Time must be taken to prepare good instructions. It is not generally sufficient just to send the drafter a copy of a Cabinet decision that contains the policy approval with or without some background papers and leave it to the drafter to decipher what is required. Such incomplete instructions usually result in the legislation being delayed, for the drafter will be forced to request more information or merely put it aside and deal with some other legislation where the instructions are more comprehensive.
Indeed, even if the instructing official considers the proposal to be simple enough for him to attempt a draft, there must always be a prose statement as to the intention of the proposals. The submission of a draft without proper accompanying instructions is never satisfactory.

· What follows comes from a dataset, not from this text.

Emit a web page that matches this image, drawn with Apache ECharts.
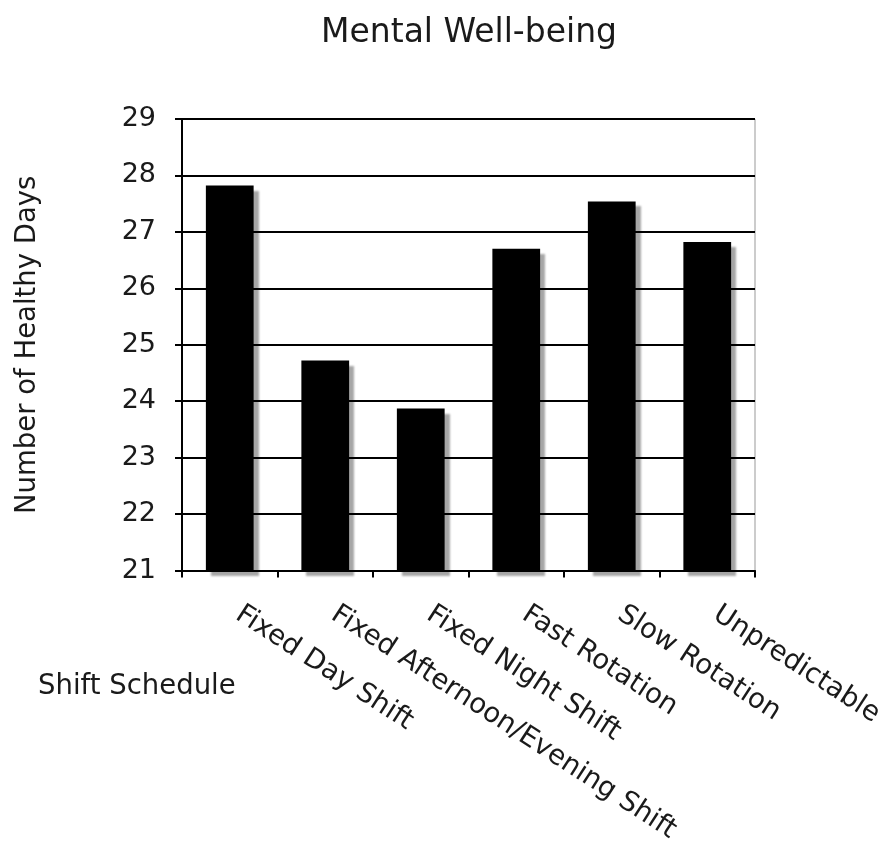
<!DOCTYPE html>
<html>
<head>
<meta charset="utf-8">
<style>
  html, body { margin: 0; padding: 0; background: #fff; }
  #chart { width: 895px; height: 846px; }
</style>
<script src="https://cdn.jsdelivr.net/npm/echarts@6/dist/echarts.min.js"></script>
</head>
<body>
<div id="chart"></div>
<script>
const categories = [
  'Fixed Day Shift',
  'Fixed Afternoon/Evening Shift',
  'Fixed Night Shift',
  'Fast Rotation',
  'Slow Rotation',
  'Unpredictable'
];
const healthyDays = [27.82, 24.72, 23.87, 26.70, 27.54, 26.82];
const yMin = 21;
const yMax = 29;

const font = '"DejaVu Sans", Verdana, sans-serif';
const chart = echarts.init(document.getElementById('chart'));

chart.setOption({
  animation: false,
  title: {
    text: 'Mental Well-being',
    left: 316,
    top: 12,
    textStyle: { fontFamily: font, fontSize: 33, fontWeight: 'normal', color: '#1a1a1a' }
  },
  graphic: [{
    type: 'text',
    left: 38,
    top: 673,
    style: { text: 'Shift Schedule', font: '27.5px ' + font, fill: '#1a1a1a' }
  }],
  grid: {
    left: 182, right: 140, top: 119, bottom: 273,
    show: true, borderColor: '#999', borderWidth: 1
  },
  xAxis: {
    type: 'category',
    data: categories,
    axisLine: { lineStyle: { color: '#000', width: 2 } },
    axisTick: { show: true, length: 7, lineStyle: { color: '#000', width: 2 } },
    axisLabel: {
      rotate: -33,
      margin: 36,
      padding: [0, 0, 0, 10],
      interval: 0,
      fontFamily: font,
      fontSize: 27.5,
      color: '#1a1a1a'
    }
  },
  yAxis: {
    type: 'value',
    min: yMin,
    max: yMax,
    interval: 1,
    name: 'Number of Healthy Days',
    nameLocation: 'middle',
    nameRotate: 90,
    nameGap: 140,
    nameTextStyle: { fontFamily: font, fontSize: 27.5, color: '#1a1a1a' },
    axisLine: { show: true, lineStyle: { color: '#000', width: 2 } },
    axisTick: { show: true, length: 7, lineStyle: { color: '#000', width: 2 } },
    axisLabel: { fontFamily: font, fontSize: 27, color: '#1a1a1a', margin: 26 },
    splitLine: { lineStyle: { color: '#000', width: 2 } }
  },
  series: [{
    type: 'bar',
    data: healthyDays,
    barWidth: '50%',
    itemStyle: {
      color: '#000',
      shadowColor: 'rgba(0,0,0,0.35)',
      shadowBlur: 2,
      shadowOffsetX: 5,
      shadowOffsetY: 5
    }
  }]
});
</script>
</body>
</html>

In preparing instructions there is another cardinal principle that must not be forgotten. At the very least, all stakeholders in government must be consulted, including parties that are expected to oppose the legislation or parts of it. That is easy enough to say, but, as a practical matter, careful reflection and consultation needs to take place to identify all the parties that will have a legitimate interest in the legislation. For certain types of legislation, it is not always easy to identify all stakeholders. Many a time Parliamentary Counsel has consulted with a small group of officials from the Ministry to the conspicuous exclusion of a number of parties that are central or to some degree relevant to the exercise, only to find, much later in the process, that major objections exist which necessitate major changes to, or even abandonment of, the proposals. One thing that has to be done early in the process is to make a list of people who are considered relevant and then ask those people who else should be on the list.